Many different data types. Often, specific data types must be synthesized, such as phone numbers, addresses, and URLs. Faker-based synthetic data techniques create random data that loses important context — for example, if you’re working with a real phone number database where 30% of the numbers are from New York, that proportion should be emulated within the synthetic data). Unlike fakers, we use contextual anonymization to support anonymized, context-preserving synthetic data generation.
Embedded business logic. Particular businesses have their own rules that synthetic data must follow. For example, a bank may require any customer with a credit limit higher than $50,000 to also have a savings account with the bank. Or for a hotel, a checkout date within a transactions dataset should always occur after the associated check-in date. Or for an online retail dataset, a checkout transaction can only happen after something has been added to cart. UI, systems, and business processes rely on these rules being followed, and so synthetic data must hew to this logic.
Hidden context. Over the past few years, we’ve encountered many enterprise datasets that contain relationships beyond simple correlations. Because these are not just PK-FK type relationships, they are also not captured in data schemas.

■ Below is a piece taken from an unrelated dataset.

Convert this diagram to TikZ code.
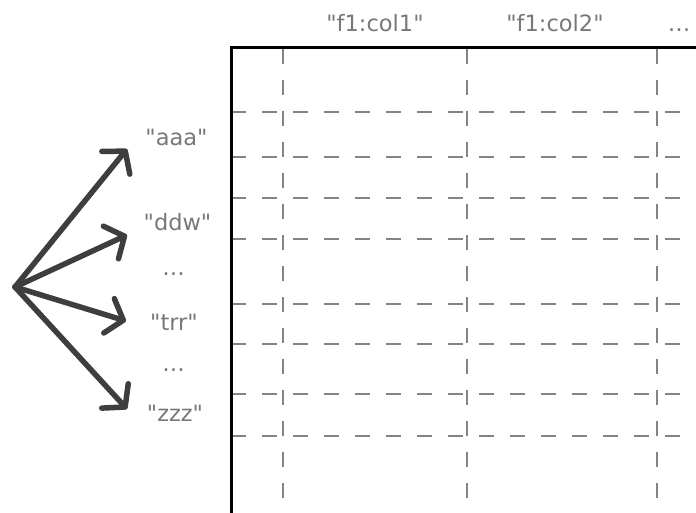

These relationships are often well-understood by application developers, who use their contextual knowledge to process the data effectively — yet this context is rarely stored, or explicitly documented.
For example, in some multi-table datasets, we see patterns where one or more columns from a parent table are mirrored in a child table. This is often done to avoid the need for expensive or time-consuming JOIN operations, especially when working with very large datasets or column-oriented (OLAP) databases.
Consider an e-commerce dashboard that needs to frequently analyze order volume and revenue based on a user’s country of origin. In a fully normalized schema, the application would need to repeatedly join the orders and users tables to obtain this information. If such queries are slow or resource-intensive, one common optimization is to carry over the country column from the users table into the orders table, eliminating the need for a repeated JOIN and speeding up access for reporting or analysis.We refer to this as the CarryOverColumns pattern, in which one or more columns are intentionally duplicated across tables to support performance or usability goals.
Consider an insurance application that provides insurance only to people over 18 — their real data only contains information about people 18 years and older. However, the same company has a lot of software logic that creates responses for people younger than 18. To test this logic, the company needs synthetic data that goes beyond the real data. They may also want to switch this capability on and off for privacy reasons. We address all of these needs through specialized transformers.